▶ Problem description: Retype, with no alterations, every line between the one containing "Give me the matplotlib source for this chart." and the one containing "from matplotlib.collections import", counting both of those lines too. Pictures are to be left out.

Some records

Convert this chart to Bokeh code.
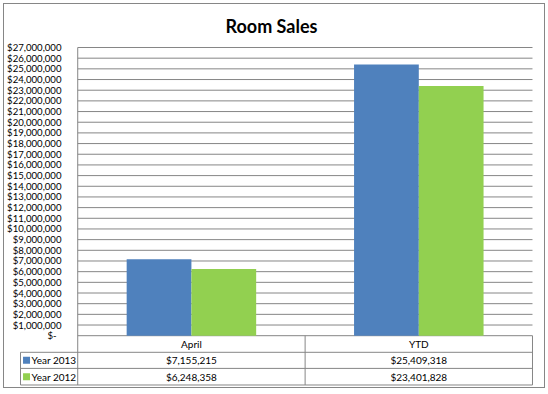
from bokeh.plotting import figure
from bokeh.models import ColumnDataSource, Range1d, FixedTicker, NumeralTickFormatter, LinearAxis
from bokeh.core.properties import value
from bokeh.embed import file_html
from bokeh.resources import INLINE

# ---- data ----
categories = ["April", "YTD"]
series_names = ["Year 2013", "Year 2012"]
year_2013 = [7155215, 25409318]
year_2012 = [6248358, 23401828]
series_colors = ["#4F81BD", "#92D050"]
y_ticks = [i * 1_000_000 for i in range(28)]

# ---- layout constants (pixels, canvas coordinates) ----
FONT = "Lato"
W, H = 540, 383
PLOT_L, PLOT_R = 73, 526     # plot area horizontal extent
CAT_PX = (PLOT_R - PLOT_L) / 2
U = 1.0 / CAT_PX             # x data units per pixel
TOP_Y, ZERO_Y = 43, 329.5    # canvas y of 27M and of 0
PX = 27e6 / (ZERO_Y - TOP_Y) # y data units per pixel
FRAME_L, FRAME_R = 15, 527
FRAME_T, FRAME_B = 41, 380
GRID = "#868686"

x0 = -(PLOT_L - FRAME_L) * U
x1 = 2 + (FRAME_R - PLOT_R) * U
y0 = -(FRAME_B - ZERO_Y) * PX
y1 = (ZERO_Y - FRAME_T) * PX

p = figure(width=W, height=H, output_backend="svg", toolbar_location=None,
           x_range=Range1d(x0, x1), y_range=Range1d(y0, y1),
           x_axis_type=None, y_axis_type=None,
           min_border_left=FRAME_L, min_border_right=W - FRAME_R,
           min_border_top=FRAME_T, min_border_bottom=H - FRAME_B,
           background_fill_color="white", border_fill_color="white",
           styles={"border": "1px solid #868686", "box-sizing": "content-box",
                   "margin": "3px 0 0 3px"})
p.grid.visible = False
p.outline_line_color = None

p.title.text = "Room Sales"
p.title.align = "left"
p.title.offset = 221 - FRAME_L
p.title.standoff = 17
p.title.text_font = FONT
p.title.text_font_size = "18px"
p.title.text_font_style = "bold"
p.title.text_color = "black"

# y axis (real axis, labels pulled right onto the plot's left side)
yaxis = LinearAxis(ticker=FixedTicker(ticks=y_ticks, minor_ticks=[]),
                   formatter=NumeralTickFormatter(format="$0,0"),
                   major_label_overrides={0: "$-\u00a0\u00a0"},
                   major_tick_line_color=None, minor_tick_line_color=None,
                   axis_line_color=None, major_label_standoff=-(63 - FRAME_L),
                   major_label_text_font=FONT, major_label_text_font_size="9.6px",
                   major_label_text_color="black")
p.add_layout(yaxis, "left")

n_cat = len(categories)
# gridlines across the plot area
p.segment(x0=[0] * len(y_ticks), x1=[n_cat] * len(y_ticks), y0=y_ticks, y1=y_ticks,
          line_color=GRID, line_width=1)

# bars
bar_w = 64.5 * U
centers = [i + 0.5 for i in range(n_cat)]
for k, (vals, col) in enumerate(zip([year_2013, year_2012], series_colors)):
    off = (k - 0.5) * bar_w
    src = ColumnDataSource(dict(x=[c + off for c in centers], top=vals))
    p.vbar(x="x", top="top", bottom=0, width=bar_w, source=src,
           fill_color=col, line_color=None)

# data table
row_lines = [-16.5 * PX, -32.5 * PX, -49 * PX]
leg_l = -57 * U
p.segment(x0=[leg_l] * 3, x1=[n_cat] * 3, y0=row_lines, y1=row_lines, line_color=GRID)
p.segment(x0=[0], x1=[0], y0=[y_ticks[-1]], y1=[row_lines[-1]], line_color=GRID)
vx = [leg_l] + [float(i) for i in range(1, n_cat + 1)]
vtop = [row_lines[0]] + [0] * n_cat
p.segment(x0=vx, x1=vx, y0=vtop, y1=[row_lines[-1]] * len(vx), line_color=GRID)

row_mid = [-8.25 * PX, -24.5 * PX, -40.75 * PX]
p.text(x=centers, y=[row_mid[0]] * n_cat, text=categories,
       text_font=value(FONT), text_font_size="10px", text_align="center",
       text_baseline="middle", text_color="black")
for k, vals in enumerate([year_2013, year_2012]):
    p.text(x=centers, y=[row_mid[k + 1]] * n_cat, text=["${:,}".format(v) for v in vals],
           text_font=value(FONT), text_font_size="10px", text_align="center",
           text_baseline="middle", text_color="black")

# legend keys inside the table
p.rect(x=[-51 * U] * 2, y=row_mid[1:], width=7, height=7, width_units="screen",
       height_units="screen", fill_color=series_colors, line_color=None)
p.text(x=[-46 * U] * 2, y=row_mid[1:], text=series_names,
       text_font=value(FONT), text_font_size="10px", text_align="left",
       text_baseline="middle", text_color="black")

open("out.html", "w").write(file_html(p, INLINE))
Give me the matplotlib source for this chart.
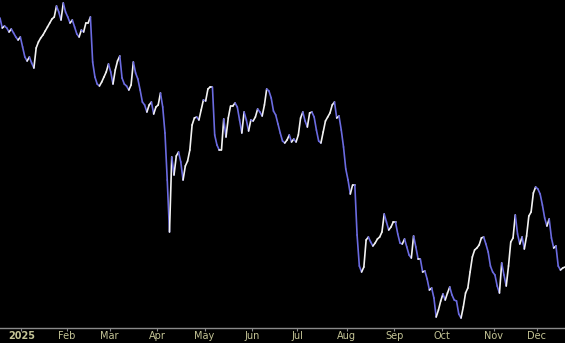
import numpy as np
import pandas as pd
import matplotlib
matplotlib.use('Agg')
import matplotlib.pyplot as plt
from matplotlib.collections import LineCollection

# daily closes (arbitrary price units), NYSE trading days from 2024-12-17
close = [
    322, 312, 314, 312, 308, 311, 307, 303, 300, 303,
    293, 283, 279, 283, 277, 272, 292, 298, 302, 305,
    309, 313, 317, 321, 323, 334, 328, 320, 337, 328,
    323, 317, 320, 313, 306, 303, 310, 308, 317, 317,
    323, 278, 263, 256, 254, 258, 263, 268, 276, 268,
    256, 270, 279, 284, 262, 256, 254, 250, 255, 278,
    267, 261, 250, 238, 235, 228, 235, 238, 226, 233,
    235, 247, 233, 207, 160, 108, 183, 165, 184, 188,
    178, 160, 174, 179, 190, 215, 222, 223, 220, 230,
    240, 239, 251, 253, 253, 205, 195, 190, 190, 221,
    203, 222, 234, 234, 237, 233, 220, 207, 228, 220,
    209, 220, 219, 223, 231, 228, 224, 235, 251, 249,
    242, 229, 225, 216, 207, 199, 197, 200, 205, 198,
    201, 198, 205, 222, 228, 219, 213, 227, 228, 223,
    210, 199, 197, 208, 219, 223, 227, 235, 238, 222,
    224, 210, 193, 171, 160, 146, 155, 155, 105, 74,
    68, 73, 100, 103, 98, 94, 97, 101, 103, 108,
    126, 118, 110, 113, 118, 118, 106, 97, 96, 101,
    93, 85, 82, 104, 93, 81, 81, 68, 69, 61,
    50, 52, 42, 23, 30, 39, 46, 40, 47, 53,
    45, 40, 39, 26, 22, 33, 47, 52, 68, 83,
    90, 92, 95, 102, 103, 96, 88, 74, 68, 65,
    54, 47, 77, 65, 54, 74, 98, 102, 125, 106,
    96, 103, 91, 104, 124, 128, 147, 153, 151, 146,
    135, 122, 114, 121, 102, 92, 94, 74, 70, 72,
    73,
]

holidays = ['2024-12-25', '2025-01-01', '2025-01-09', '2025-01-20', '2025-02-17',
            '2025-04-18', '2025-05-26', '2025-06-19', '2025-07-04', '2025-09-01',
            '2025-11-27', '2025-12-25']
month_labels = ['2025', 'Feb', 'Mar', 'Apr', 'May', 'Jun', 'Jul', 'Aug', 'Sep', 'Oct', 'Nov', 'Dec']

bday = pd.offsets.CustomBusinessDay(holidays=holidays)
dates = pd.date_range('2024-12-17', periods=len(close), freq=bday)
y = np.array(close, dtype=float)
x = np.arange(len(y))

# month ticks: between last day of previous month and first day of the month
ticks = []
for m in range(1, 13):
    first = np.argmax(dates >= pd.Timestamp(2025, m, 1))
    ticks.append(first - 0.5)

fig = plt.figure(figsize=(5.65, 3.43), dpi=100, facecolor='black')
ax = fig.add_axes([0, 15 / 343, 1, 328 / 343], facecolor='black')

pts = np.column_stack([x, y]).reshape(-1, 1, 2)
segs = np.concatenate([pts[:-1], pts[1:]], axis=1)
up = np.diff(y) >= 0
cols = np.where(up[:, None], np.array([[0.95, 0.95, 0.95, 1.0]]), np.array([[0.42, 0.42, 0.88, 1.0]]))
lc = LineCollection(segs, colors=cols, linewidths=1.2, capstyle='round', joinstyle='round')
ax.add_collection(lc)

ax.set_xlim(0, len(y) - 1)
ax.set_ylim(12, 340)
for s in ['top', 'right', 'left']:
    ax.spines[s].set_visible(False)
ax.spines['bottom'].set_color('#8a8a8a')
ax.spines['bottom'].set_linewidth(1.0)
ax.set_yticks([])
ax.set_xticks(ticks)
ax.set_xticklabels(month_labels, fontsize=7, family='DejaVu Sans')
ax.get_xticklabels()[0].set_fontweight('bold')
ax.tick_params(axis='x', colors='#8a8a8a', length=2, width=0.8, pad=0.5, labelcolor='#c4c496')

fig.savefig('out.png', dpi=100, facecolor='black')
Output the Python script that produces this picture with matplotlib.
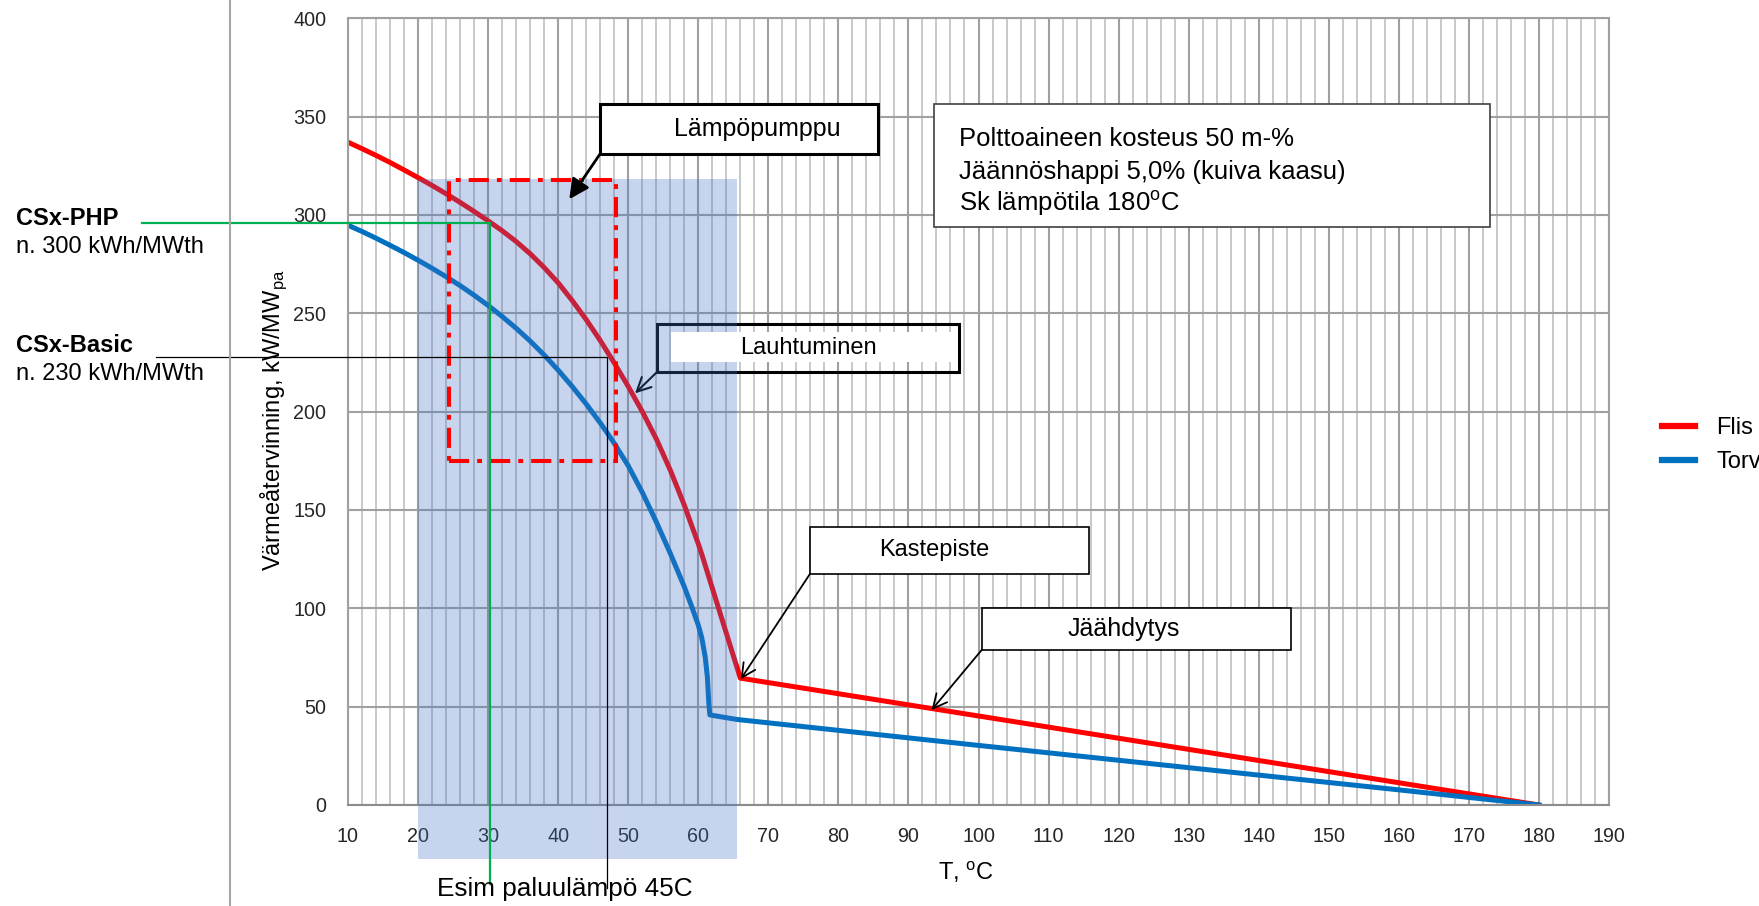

▶ Complete answer:
Give me the matplotlib source for this chart.
import numpy as np
import pandas as pd
import matplotlib
matplotlib.use('Agg')
import matplotlib.pyplot as plt
from matplotlib.collections import LineCollection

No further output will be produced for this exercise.